_What to do:_ Omit every picture, and retype the lines that run from the beginning of the data below through the line containing "const boxYTitle = 'improvement in percent';", inclusive.

_Dataset excerpt:_

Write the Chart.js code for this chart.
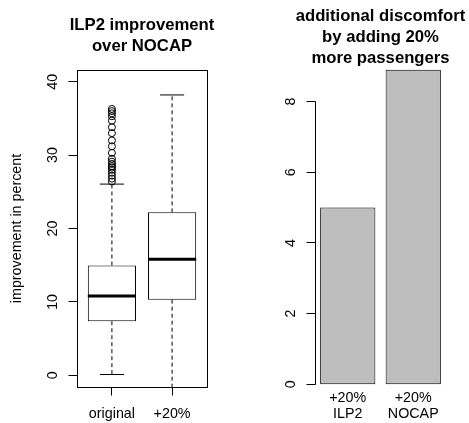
<!DOCTYPE html>
<html><head><meta charset="utf-8">
<script src="https://cdn.jsdelivr.net/npm/chart.js@4.4.0/dist/chart.umd.min.js"></script>
<style>
html,body{margin:0;padding:0;background:#fff;}
#wrap{position:relative;width:469px;height:423px;overflow:hidden;background:#fff;}
canvas{position:absolute;top:0;}
#c1{left:0;} #c2{left:235px;}
</style></head><body>
<div id="wrap"><canvas id="c1" width="235" height="423"></canvas><canvas id="c2" width="234" height="423"></canvas></div>
<script>
// ---- data ----
const boxCategories = ['original', '+20%'];
const boxQ1 = [7.37, 10.3];
const boxMedian = [10.8, 15.8];
const boxQ3 = [14.96, 22.2];
const whiskerLow = [0.1, -4];
const whiskerHigh = [26.05, 38.2];
const outliersOriginal = [36.3, 36.0, 35.7, 35.3, 34.7, 33.8, 33.0, 32.0, 31.2, 30.3, 29.5, 29.1, 28.8, 28.5, 28.3, 28.0, 27.6, 27.2, 26.8, 26.4];
const boxYTicks = [0, 10, 20, 30, 40];
const boxYTickLabels = ['0', '10', '20', '30', '40'];
const boxTitle = ['ILP2 improvement', 'over NOCAP'];
const boxYTitle = 'improvement in percent';

const barCategories = [['+20%', 'ILP2'], ['+20%', 'NOCAP']];
const barValues = [5.0, 8.9];
const barYTicks = [0, 2, 4, 6, 8];
const barYTickLabels = ['0', '2', '4', '6', '8'];
const barTitle = ['additional discomfort', 'by adding 20%', 'more passengers'];

// ---- drawing helpers ----
const FONT = '"Liberation Sans", Arial, Helvetica, sans-serif';
const AXIS_FONT = '14.3px ' + FONT;
const TITLE_FONT = 'bold 16.7px ' + FONT;

const rPlot = {
  id: 'rPlot',
  afterDraw(chart, args, o) {
    const ctx = chart.ctx, ca = chart.chartArea;
    const xs = chart.scales.x, ys = chart.scales.y;
    const px = v => Math.floor(v) + 0.5;
    ctx.save();
    ctx.strokeStyle = '#000';
    ctx.fillStyle = '#000';
    ctx.lineWidth = 1;
    if (o.frame) {
      ctx.strokeRect(px(ca.left), px(ca.top), Math.floor(ca.right) - Math.floor(ca.left), Math.floor(ca.bottom) - Math.floor(ca.top));
    }
    // y axis ticks
    const ax = px(ca.left);
    if (o.axisLine) {
      ctx.beginPath();
      ctx.moveTo(ax, px(ys.getPixelForValue(o.yTicks[0])));
      ctx.lineTo(ax, px(ys.getPixelForValue(o.yTicks[o.yTicks.length - 1])));
      ctx.stroke();
    }
    ctx.font = AXIS_FONT;
    o.yTicks.forEach((v, i) => {
      const y = px(ys.getPixelForValue(v));
      ctx.beginPath();
      ctx.moveTo(ax - o.yTickLen, y);
      ctx.lineTo(ax, y);
      ctx.stroke();
      ctx.save();
      ctx.translate(o.yLabelX, ys.getPixelForValue(v));
      ctx.rotate(-Math.PI / 2);
      ctx.textAlign = 'center';
      ctx.textBaseline = 'alphabetic';
      ctx.fillText(o.yLabels[i], 0, 0);
      ctx.restore();
    });
    // x ticks and labels
    o.xValues.forEach((v, i) => {
      const x = xs.getPixelForValue(v);
      if (o.xTickLen) {
        ctx.beginPath();
        ctx.moveTo(px(x), px(ca.bottom));
        ctx.lineTo(px(x), px(ca.bottom) + o.xTickLen);
        ctx.stroke();
      }
      const lines = Array.isArray(o.xLabels[i]) ? o.xLabels[i] : [o.xLabels[i]];
      ctx.textAlign = 'center';
      ctx.textBaseline = 'alphabetic';
      lines.forEach((t, j) => ctx.fillText(t, x, o.xLabelBaselines[j]));
    });
    // y title
    if (o.yTitle) {
      ctx.save();
      ctx.translate(o.yTitleX, (ca.top + ca.bottom) / 2);
      ctx.rotate(-Math.PI / 2);
      ctx.textAlign = 'center';
      ctx.textBaseline = 'alphabetic';
      ctx.fillText(o.yTitle, 0, 0);
      ctx.restore();
    }
    // main title
    ctx.font = TITLE_FONT;
    ctx.textAlign = 'center';
    ctx.textBaseline = 'alphabetic';
    const cx = (ca.left + ca.right) / 2;
    o.title.forEach((t, j) => ctx.fillText(t, cx, o.titleBaselines[j]));
    ctx.restore();
  }
};

const hiddenScale = (extra) => Object.assign({
  grid: { display: false }, border: { display: false }, ticks: { display: false }
}, extra);

// ---- left: boxplot ----
const lineBase = { type: 'line', pointRadius: 0, pointHoverRadius: 0, borderColor: '#000', borderWidth: 1, fill: false, tension: 0, clip: 0, order: 1 };
const HALF_BOX = 0.4, HALF_CAP = 0.2;
const DASH = [4, 3];
const boxDatasets = [];
boxDatasets.push({
  type: 'bar',
  data: boxCategories.map((c, i) => ({ x: i + 1, y: [boxQ1[i], boxQ3[i]] })),
  backgroundColor: '#fff', borderColor: '#000', borderWidth: 1, borderSkipped: false,
  barPercentage: 1, categoryPercentage: 0.8, order: 5, clip: 0
});
boxCategories.forEach((c, i) => {
  const x = i + 1;
  boxDatasets.push(Object.assign({}, lineBase, { data: [{ x, y: boxQ3[i] }, { x, y: whiskerHigh[i] }], borderDash: DASH }));
  boxDatasets.push(Object.assign({}, lineBase, { data: [{ x, y: boxQ1[i] }, { x, y: whiskerLow[i] }], borderDash: DASH }));
  boxDatasets.push(Object.assign({}, lineBase, { data: [{ x: x - HALF_CAP, y: whiskerHigh[i] }, { x: x + HALF_CAP, y: whiskerHigh[i] }] }));
  boxDatasets.push(Object.assign({}, lineBase, { data: [{ x: x - HALF_CAP, y: whiskerLow[i] }, { x: x + HALF_CAP, y: whiskerLow[i] }] }));
  boxDatasets.push(Object.assign({}, lineBase, { data: [{ x: x - HALF_BOX, y: boxMedian[i] }, { x: x + HALF_BOX, y: boxMedian[i] }], borderWidth: 3, order: 0, borderCapStyle: 'butt' }));
});
boxDatasets.push({
  type: 'scatter',
  data: outliersOriginal.map(v => ({ x: 1, y: v })),
  pointStyle: 'circle', pointRadius: 3.5, pointHoverRadius: 3.5,
  backgroundColor: 'rgba(0,0,0,0)', borderColor: '#000', pointBorderWidth: 1, borderWidth: 1,
  order: 0, clip: 0
});

new Chart(document.getElementById('c1'), {
  type: 'bar',
  data: { datasets: boxDatasets },
  options: {
    responsive: false, animation: false, devicePixelRatio: 1,
    layout: { padding: { left: 0, right: 28, top: 70, bottom: 0 } },
    plugins: {
      legend: { display: false }, tooltip: { enabled: false },
      rPlot: {
        frame: true, axisLine: false,
        yTicks: boxYTicks, yLabels: boxYTickLabels, yTickLen: 9, yLabelX: 57.3,
        xValues: [1, 2], xLabels: boxCategories, xTickLen: 8, xLabelBaselines: [418.3],
        yTitle: boxYTitle, yTitleX: 20.5,
        title: boxTitle, titleBaselines: [29.5, 51]
      }
    },
    scales: {
      x: hiddenScale({ type: 'linear', offset: false, min: 0.42, max: 2.58, afterFit: s => { s.height = 36; } }),
      y: hiddenScale({ type: 'linear', min: -1.6, max: 41.6, afterFit: s => { s.width = 77; } })
    }
  },
  plugins: [rPlot]
});

// ---- right: barplot ----
new Chart(document.getElementById('c2'), {
  type: 'bar',
  data: {
    labels: barCategories,
    datasets: [{
      data: barValues, backgroundColor: '#bebebe', borderColor: '#000', borderWidth: 1,
      borderSkipped: false, barPercentage: 1, categoryPercentage: 0.843
    }]
  },
  options: {
    responsive: false, animation: false, devicePixelRatio: 1,
    layout: { padding: { left: 0, right: 23, top: 57, bottom: 0 } },
    plugins: {
      legend: { display: false }, tooltip: { enabled: false },
      rPlot: {
        frame: false, axisLine: true,
        yTicks: barYTicks, yLabels: barYTickLabels, yTickLen: 9, yLabelX: 60,
        xValues: [0, 1], xLabels: barCategories, xTickLen: 0, xLabelBaselines: [402.3, 418.3],
        title: barTitle, titleBaselines: [20.7, 41.7, 62.7]
      }
    },
    scales: {
      x: hiddenScale({ type: 'category', offset: true, afterFit: s => { s.height = 26; } }),
      y: hiddenScale({ type: 'linear', min: -0.36, max: 9.26, afterFit: s => { s.width = 80; } })
    }
  },
  plugins: [rPlot]
});
</script>
</body></html>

_Response to this exercise:_
Write the Chart.js code for this chart.
<!DOCTYPE html>
<html><head><meta charset="utf-8">
<script src="https://cdn.jsdelivr.net/npm/chart.js@4.4.0/dist/chart.umd.min.js"></script>
<style>
html,body{margin:0;padding:0;background:#fff;}
#wrap{position:relative;width:469px;height:423px;overflow:hidden;background:#fff;}
canvas{position:absolute;top:0;}
#c1{left:0;} #c2{left:235px;}
</style></head><body>
<div id="wrap"><canvas id="c1" width="235" height="423"></canvas><canvas id="c2" width="234" height="423"></canvas></div>
<script>
// ---- data ----
const boxCategories = ['original', '+20%'];
const boxQ1 = [7.37, 10.3];
const boxMedian = [10.8, 15.8];
const boxQ3 = [14.96, 22.2];
const whiskerLow = [0.1, -4];
const whiskerHigh = [26.05, 38.2];
const outliersOriginal = [36.3, 36.0, 35.7, 35.3, 34.7, 33.8, 33.0, 32.0, 31.2, 30.3, 29.5, 29.1, 28.8, 28.5, 28.3, 28.0, 27.6, 27.2, 26.8, 26.4];
const boxYTicks = [0, 10, 20, 30, 40];
const boxYTickLabels = ['0', '10', '20', '30', '40'];
const boxTitle = ['ILP2 improvement', 'over NOCAP'];
const boxYTitle = 'improvement in percent';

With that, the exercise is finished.